Моя ошибка заключалась в следующем. Во-первых, среди названных мною товарищей мог быть какой-либо вынужденный дать показания против меня (один такой был), таким образом получалось, что я сразу «признал связи» с тем человеком, который в свою очередь уже в специфическом, продиктованном палачами контексте говорил о «связях» со мной. Во-вторых, мое чистосердечие было неосторожным и опасным потому, что если бы кто-нибудь из названных мною арестованных ранее товарищей не давал показания или против него не набрали достаточно показаний, то мое упоминание о нем, хотя бы и в невинной формулировке, могло быть использовано против него.
Сходную ошибку с опасными и весьма трагическими последствиями совершили сотни и сотни несчастных людей. Не в силах выдержать пытки или стремясь их избегнуть, но вместе с тем стараясь не причинять вреда невинным людям, еще не попавшим в лапы палачей, подследственные упоминали в своих показаниях знакомых или сослуживцев, даже давно арестованных. А потом порой оказывалось, что эти лживые, но «свежие» показания давали следователям возможность довести до конца затянувшееся или не вполне удачно «оформленное» дело.
Однако моя неосторожность не имела последствий. (Слово «к счастью» здесь неуместно). Во-первых, я сумел остаться и в дальнейшем на позиции, занятой мною с самого начала, и не чернил моих друзей, фамилии которых я продиктовал Кобулову; во-вторых, мои друзья, как я себе представляю, не давали против меня показаний; в-третьих, почти все они уже были уничтожены ко дню моего ареста, чего я, конечно, не знал. Наконец, как стало мне ясно только к концу следствия, основные клеветнические показания против меня были получены именно от таких лиц, которые мне не пришло в голову назвать в числе моих друзей и близких знакомых.

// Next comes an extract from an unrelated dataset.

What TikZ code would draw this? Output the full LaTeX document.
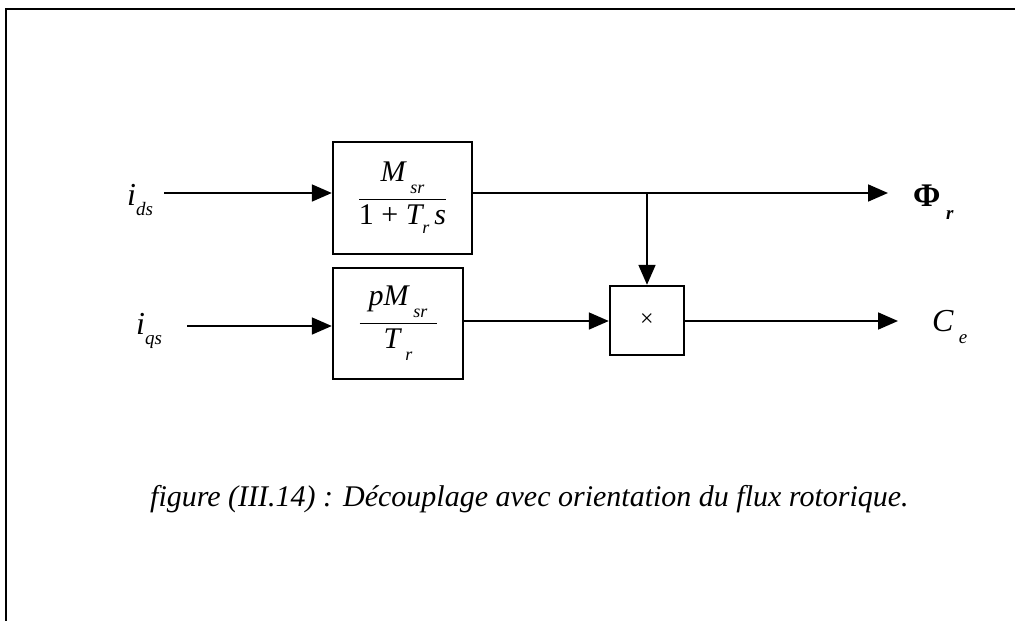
\documentclass[tikz,border=0pt]{standalone}
\usepackage{fontspec}
\setmainfont{Liberation Serif}
\usetikzlibrary{arrows.meta}

% italic subscript: optional drop, then size and text
\newcommand\lsub[3][0.40em]{\raisebox{-#1}{\fontsize{#2}{#2}\selectfont\itshape #3}}
% fraction with a bar of given width
\newcommand\barfrac[3]{$\displaystyle{\hbox to #1{\hss#2\hss}\above 1.6pt \hbox to #1{\hss#3\hss}}$}

\tikzset{
  blk/.style={draw, line width=2.4pt, inner sep=0pt, fill=white},
  sig/.style={line width=1.8pt, -{Triangle[length=20pt,width=17pt]}},
  lbl/.style={inner sep=0pt, font=\fontsize{32}{32}\selectfont},
}

\begin{document}
\begin{tikzpicture}[x=1pt,y=-1pt]
\useasboundingbox (0,0) rectangle (1015,621);

% outer frame (top and left edges)
\draw[line width=2.5pt] (1015,9) -- (6,9) -- (6,621);

% blocks
\node[blk, minimum width=139pt, minimum height=112pt] (b1) at (402.5,198)
  {\fontsize{30}{30}\selectfont\barfrac{87pt}{\itshape M\,\lsub{18}{sr}}{1 + \itshape T\lsub[0.30em]{18}{r}\,s}};
\node[blk, minimum width=130pt, minimum height=111pt] (b2) at (398,323.5)
  {\fontsize{30}{30}\selectfont\barfrac{77pt}{\itshape pM\,\lsub{18}{sr}}{\itshape T\,\lsub{18}{r}}};
\node[blk, minimum width=74pt, minimum height=69pt] (mul) at (647,320.5)
  {\fontsize{24}{24}\selectfont ×};

% inputs
\node[lbl, anchor=base west] (ids) at (127,205) {\itshape i\lsub[0.34em]{19}{ds}};
\node[lbl, anchor=base west] (iqs) at (136,334) {\itshape i\lsub[0.34em]{19}{qs}};
\coordinate (a1) at (164,193);
\coordinate (a2) at (187,326);

\draw[sig] (a1) -- (a1 -| b1.west);
\draw[sig] (a2) -- (a2 -| b2.west);

% outputs
\coordinate (br) at (647,193);
\coordinate (phiend) at (888,193);
\coordinate (ceend) at (898,321);
\node[lbl, anchor=base west] (phi) at (913,206) {\fontsize{33}{33}\selectfont\bfseries Φ\,\lsub[0.40em]{19}{r}};
\node[lbl, anchor=base west] (ce) at (932,331) {\itshape C\,\lsub[0.38em]{19}{e}};

\draw[sig] (br -| b1.east) -- (phiend);
\draw[sig] (br) -- (mul.north);
\draw[sig] (b2.east |- 0,321) -- (mul.west |- 0,321);
\draw[sig] (mul.east |- ceend) -- (ceend);

% caption
\node[inner sep=0pt, anchor=base west] (cap) at (150,506)
  {\fontsize{30}{30}\selectfont\itshape figure (III.14) : Découplage avec orientation du flux rotorique.};
\end{tikzpicture}
\end{document}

К концу первого допроса Кобулов спросил меня, довольно неуклюже: «Это верно, что вы спали в камере?». Очевидно, за мною было установлено специальное наблюдение. Я ответил, словно извиняясь за допущенную бестактность, что последние дни у меня было много работы и я не выспался. Кобулов посмотрел на меня внимательно и сказал: «Вы, видно, все еще не понимаете, что с вами произошло. Ваша прежняя жизнь не возвратится (приблизительно так он сказал). Ее отделяет пропасть от вашей дальнейшей жизни».
Я отметил про себя, что в начале Кобулов мне грозил скорым, чуть ли не немедленным расстрелом, а теперь как бы проговорился, что я еще буду жить.
На рассвете в камеру вернулся после допроса не простак, предполагавший, что сумеет рассеять подозрительность, проявив честность и откровенность, а человек, окончательно понявший, что ему предстоит защищать свое честное имя и самую жизнь в труднейших условиях.
На этот раз я уже не заснул, тем более, что в шесть часов в тюрьме был подъем.
Одним из соседей по моей первой тюремной камере был пожилой полковник генерального штаба, насколько я понял, офицер царской армии, в начале революции перешедший на сторону советской власти. Он держался с большим достоинством и сдержанностью, пытался скрыть свою тревогу. Когда мы однажды остались вдвоем, полковник постарался дать мне понять, что надо держаться осторожно с нашим третьим соседом. Этот сосед, как он сам хвастал, был до ареста секретарем или «порученцем» у какого-то видного работника НКВД.